Changuleh oilfield is estimated to hold more than 4 billion barrels of heavy crude in place. Iran hopes to start production from the oilfield at a rate of 15,000 barrels per day and boost output to 65,000 bpd under a five-year development plan.
Iran is also reportedly drawing around 18,000 barrels of oil and 3 million cubic meters of natural gas a day from Cheshmeh Khosh field which was commissioned over 40 years ago.
Zanganeh pointed to Iran's increasing cooperation with Russian energy companies and said, "Developing oilfields and boosting the rate of recovery are the focus of talks with Russia."
Alexander Medvedev, CEO of Gazprom said on Tuesday that his company is ready to operate in Iran's energy market alongside European majors.
"We are ready to work with other companies such as Shell and Total. Gazprom can also expand cooperation with National Iranian Gas Company."
The agreement with Gazprom Neft extended the number of Iranian oilfields to be studied by Russian companies to seven.
According to Zanganeh, Iran has signed an agreement with Russia's No. 2 oil producer Lukoil to study Ab-Teymour and Mansouri oilfields.
State-owned oil company Zarubezhneft signed a deal in July to study the potential of Aban and West Paydar in Ilam. Integrated oil and gas company Tatneft is also poised to study Dehloran oilfield in western Iran.
Amirhossein Zamaninia, deputy oil minister said on Monday that Tehran will soon sign more oil and gas study agreements with Russian firms. He did not elaborate.
------- Deals With International Firms
Tehran has had a busy few weeks signing oil and gas field development agreements with foreign companies following a breakthrough deal with Total and China National Petroleum Corporation last month to develop Phase 11 of the giant South Pars Gas Field in an agreement valued $4.8 billion.
Royal Dutch Shell inked an initial agreement last week with Iran's Petroleum Engineering and Development Company (PEDEC) to study the giant South Azadegan and Yadavaran oilfields and a gas field in Kish Island in the Persian Gulf.
Earlier this month, PTT Exploration and Production Public Company Limited (PTTEP), Thailand's state oil company, signed an MoU to study Changuleh, Belal and Dalpari oilfields.
In late November, Pergas Consortium, a group of 11 international oil and gas companies, signed a preliminary agreement to study two oilfields in Khuzestan.
Malaysia's oil giant Pertamina has also signed a nondisclosure agreement to study Ab-Teymour and Mansouri fields.
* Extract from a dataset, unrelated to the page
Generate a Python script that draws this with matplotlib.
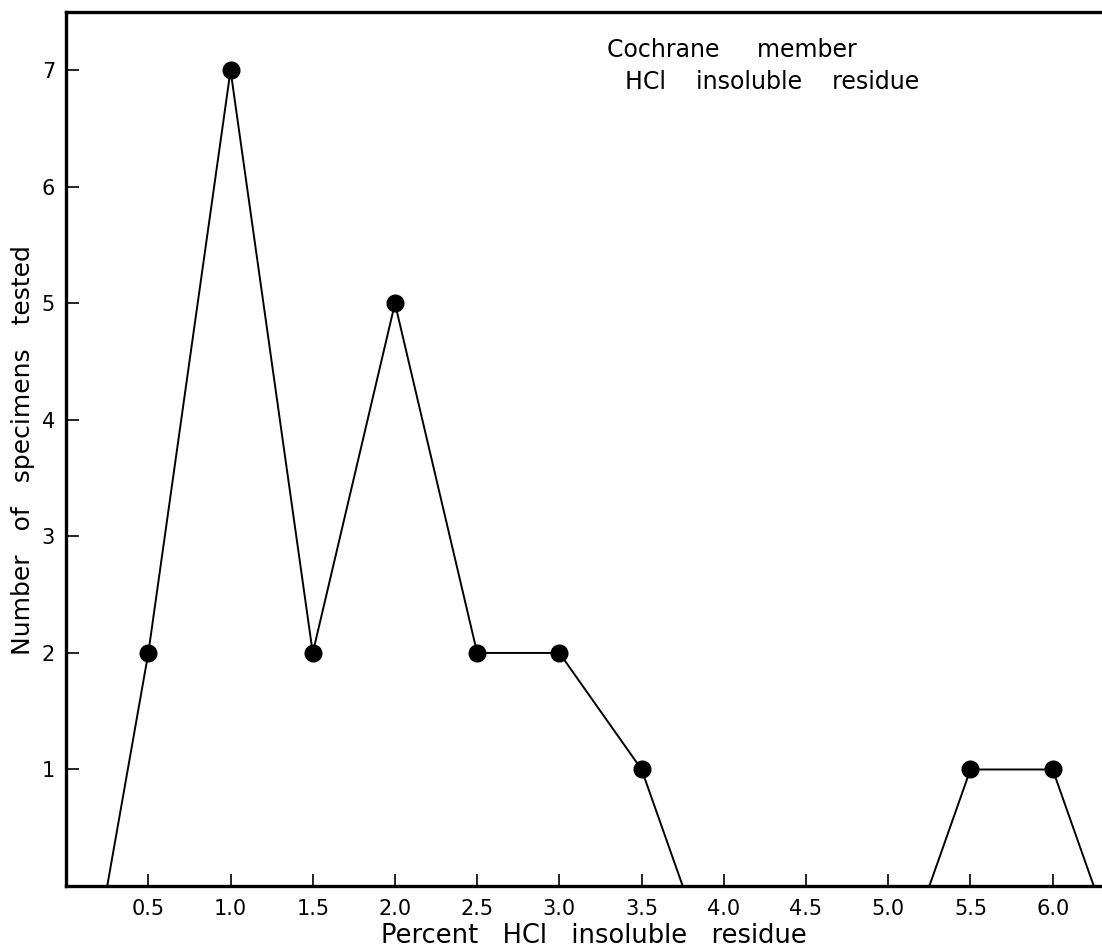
import numpy as np
import matplotlib
matplotlib.use("Agg")
import matplotlib.pyplot as plt

# ------------------ DATOS ------------------
residuo = [0.5, 1.0, 1.5, 2.0, 2.5, 3.0, 3.5, 4.0, 4.5, 5.0, 5.5, 6.0]
especimenes = [2, 7, 2, 5, 2, 2, 1, 0, 0, 0, 1, 1]
ticks_x = ["0.5", "1.0", "1.5", "2.0", "2.5", "3.0", "3.5", "4.0", "4.5", "5.0", "5.5", "6.0"]
ticks_y = [1, 2, 3, 4, 5, 6, 7]
medio_paso = 0.25

plt.rcParams["font.family"] = ["DejaVu Sans"]

fig = plt.figure(figsize=(11.02, 9.52), dpi=100)
ax = fig.add_axes([0.060, 0.0693, 0.940, 0.9181])

# tramos con datos distintos de cero -> poligono que baja a cero medio paso afuera
tramos = []
actual = []
for x, y in zip(residuo, especimenes):
    if y > 0:
        actual.append((x, y))
    elif actual:
        tramos.append(actual)
        actual = []
if actual:
    tramos.append(actual)

for t in tramos:
    xs = [t[0][0] - medio_paso] + [p[0] for p in t] + [t[-1][0] + medio_paso]
    ys = [0] + [p[1] for p in t] + [0]
    ax.plot(xs, ys, color="black", linewidth=1.4, zorder=2)
    ax.plot([p[0] for p in t], [p[1] for p in t], "o", color="black",
            markersize=12, zorder=3)

ax.set_xlim(0, 6.3)
ax.set_ylim(0, 7.5)
ax.set_xticks(residuo)
ax.set_xticklabels(ticks_x)
ax.set_yticks(ticks_y)
ax.tick_params(direction="in", length=9, width=1.2, labelsize=15, pad=9)
ax.tick_params(axis="y", pad=8)

for lado in ["left", "bottom", "top"]:
    ax.spines[lado].set_linewidth(2.4)
ax.spines["right"].set_visible(False)

ax.set_xlabel("Percent   HCl   insoluble   residue", fontsize=18.5)
ax.xaxis.set_label_coords(0.509, -0.042)
ax.set_ylabel("Number   of   specimens   tested", fontsize=18)
ax.yaxis.set_label_coords(-0.030, 0.499)

ax.text(0.643, 0.957, "Cochrane     member", transform=ax.transAxes,
        fontsize=17, ha="center", va="center")
ax.text(0.682, 0.920, "HCl    insoluble    residue", transform=ax.transAxes,
        fontsize=17, ha="center", va="center")

fig.savefig("out.png", dpi=100)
Norwegian and Austrian companies have equally voiced their interest in extending oil and gas cooperation.
------- Oil Sale to Russia
Moscow has agreed to take in 100,000 barrels of crude oil per day from Iran, according to Zanganeh.
"Half of the revenue from oil export to Russia will be remunerated via the import of (Russian) technical and engineering services and the rest in cash," Zanganeh told reporters on the sidelines of the signing ceremony.
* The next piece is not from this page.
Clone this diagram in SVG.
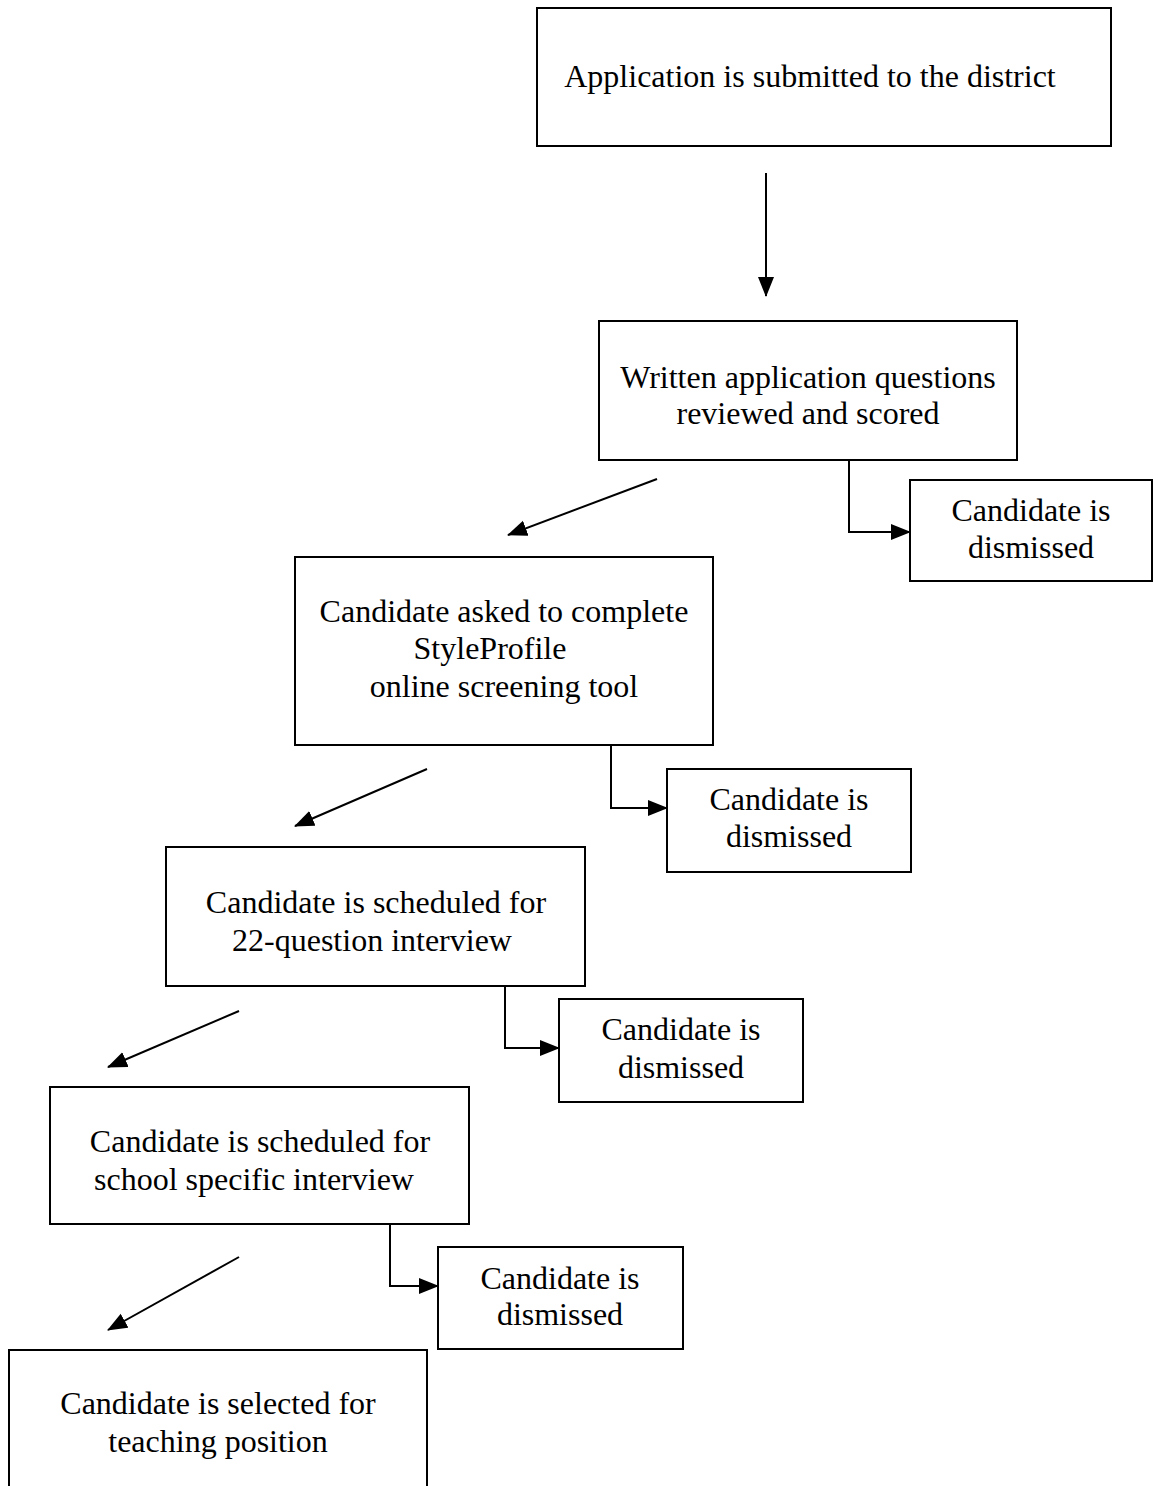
<svg xmlns="http://www.w3.org/2000/svg" width="1158" height="1486" viewBox="0 0 1158 1486">
<style>
.box{fill:#fff;stroke:#000;stroke-width:2}
.t{font-family:"Liberation Serif","Times New Roman",serif;font-size:32px;fill:#000;text-anchor:middle}
.c{fill:none;stroke:#000;stroke-width:2}
</style>
<defs>
<marker id="ah" markerUnits="userSpaceOnUse" markerWidth="22" markerHeight="18" refX="19" refY="8" orient="auto">
<path d="M0,0 L20,8 L0,16 Z" fill="#000"/>
</marker>
</defs>
<rect width="1158" height="1486" fill="#fff"/>
<g id="connectors">
<line class="c" x1="766" y1="173" x2="766" y2="296" marker-end="url(#ah)"/>
<line class="c" x1="657" y1="479" x2="508" y2="535" marker-end="url(#ah)"/>
<polyline class="c" points="849,460 849,532 910,532" marker-end="url(#ah)"/>
<line class="c" x1="427" y1="769" x2="295" y2="826" marker-end="url(#ah)"/>
<polyline class="c" points="611,745 611,808 667,808" marker-end="url(#ah)"/>
<line class="c" x1="239" y1="1011" x2="108" y2="1067" marker-end="url(#ah)"/>
<polyline class="c" points="505,986 505,1048 559,1048" marker-end="url(#ah)"/>
<line class="c" x1="239" y1="1257" x2="108" y2="1330" marker-end="url(#ah)"/>
<polyline class="c" points="390,1224 390,1286 438,1286" marker-end="url(#ah)"/>
</g>
<g id="n1"><rect class="box" x="537" y="8" width="574" height="138"/><text class="t" x="810" y="87">Application is submitted to the district</text></g>
<g id="n2"><rect class="box" x="599" y="321" width="418" height="139"/><text class="t" x="808" y="388">Written application questions</text><text class="t" x="808" y="424">reviewed and scored</text></g>
<g id="d1"><rect class="box" x="910" y="480" width="242" height="101"/><text class="t" x="1031" y="521">Candidate is</text><text class="t" x="1031" y="558">dismissed</text></g>
<g id="n3"><rect class="box" x="295" y="557" width="418" height="188"/><text class="t" x="504" y="622">Candidate asked to complete</text><text class="t" x="490" y="659">StyleProfile</text><text class="t" x="504" y="697">online screening tool</text></g>
<g id="d2"><rect class="box" x="667" y="769" width="244" height="103"/><text class="t" x="789" y="810">Candidate is</text><text class="t" x="789" y="847">dismissed</text></g>
<g id="n4"><rect class="box" x="166" y="847" width="419" height="139"/><text class="t" x="376" y="913">Candidate is scheduled for</text><text class="t" x="372" y="951">22-question interview</text></g>
<g id="d3"><rect class="box" x="559" y="999" width="244" height="103"/><text class="t" x="681" y="1040">Candidate is</text><text class="t" x="681" y="1078">dismissed</text></g>
<g id="n5"><rect class="box" x="50" y="1087" width="419" height="137"/><text class="t" x="260" y="1152">Candidate is scheduled for</text><text class="t" x="254" y="1190">school specific interview</text></g>
<g id="d4"><rect class="box" x="438" y="1247" width="245" height="102"/><text class="t" x="560" y="1289">Candidate is</text><text class="t" x="560" y="1325">dismissed</text></g>
<g id="n6"><rect class="box" x="9" y="1350" width="418" height="140"/><text class="t" x="218" y="1414">Candidate is selected for</text><text class="t" x="218" y="1452">teaching position</text></g>
</svg>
The move to sell crude to the world's top oil producer is seen as an effort to ease the import of much-need services by Iran to revitalize its cash-strapped industrial and energy sectors.
Zanganeh also expressed optimism that global oil prices will hold steady above the $50-per-barrel mark following a deal stuck between OPEC and some of the non-OPEC producers on Saturday to cut supplies by nearly 1.8 million barrels a day through the first half of 2017.
"The oil market is unpredictable, but prices look set to steady at around $50 and $55 a barrel."
In a separate development on Monday, Zanganeh said Iran is pushing to raise $130 billion in foreign investments to develop its petroleum industry and boost crude production in the long haul.
"Iran’s oil output is currently less than 40% that of Saudi Arabia," Zanganeh told a meeting of Khatam al-Anbiya Construction Headquarters executives, adding that Iran faces a daunting task to close the gap.
Saudi Arabia boosted its oil production to a new record high in November. The kingdom told the Organization of Petroleum Exporting Countries it pumped 10.72 million barrels per day of crude last month, an increase from 10.625 million bpd in October.
Iran currently produces close to 4 million bpd of crude, almost the same as its pre-sanctions peak record.
“The important thing is to draw more crude from operational fields. Raising the rate of recovery by 1% will translate into 8 more billion barrels and some $400 billion in new revenues.”
Zanganeh stressed that Iran currently has 12 active oil reservoirs, some of which have substantially declined after more than 80 years in production.
Extraction from Azadegan and Yadavaran oilfields, two joint fields with Iraq, is a meager 6-7%, the minister was quoted as saying.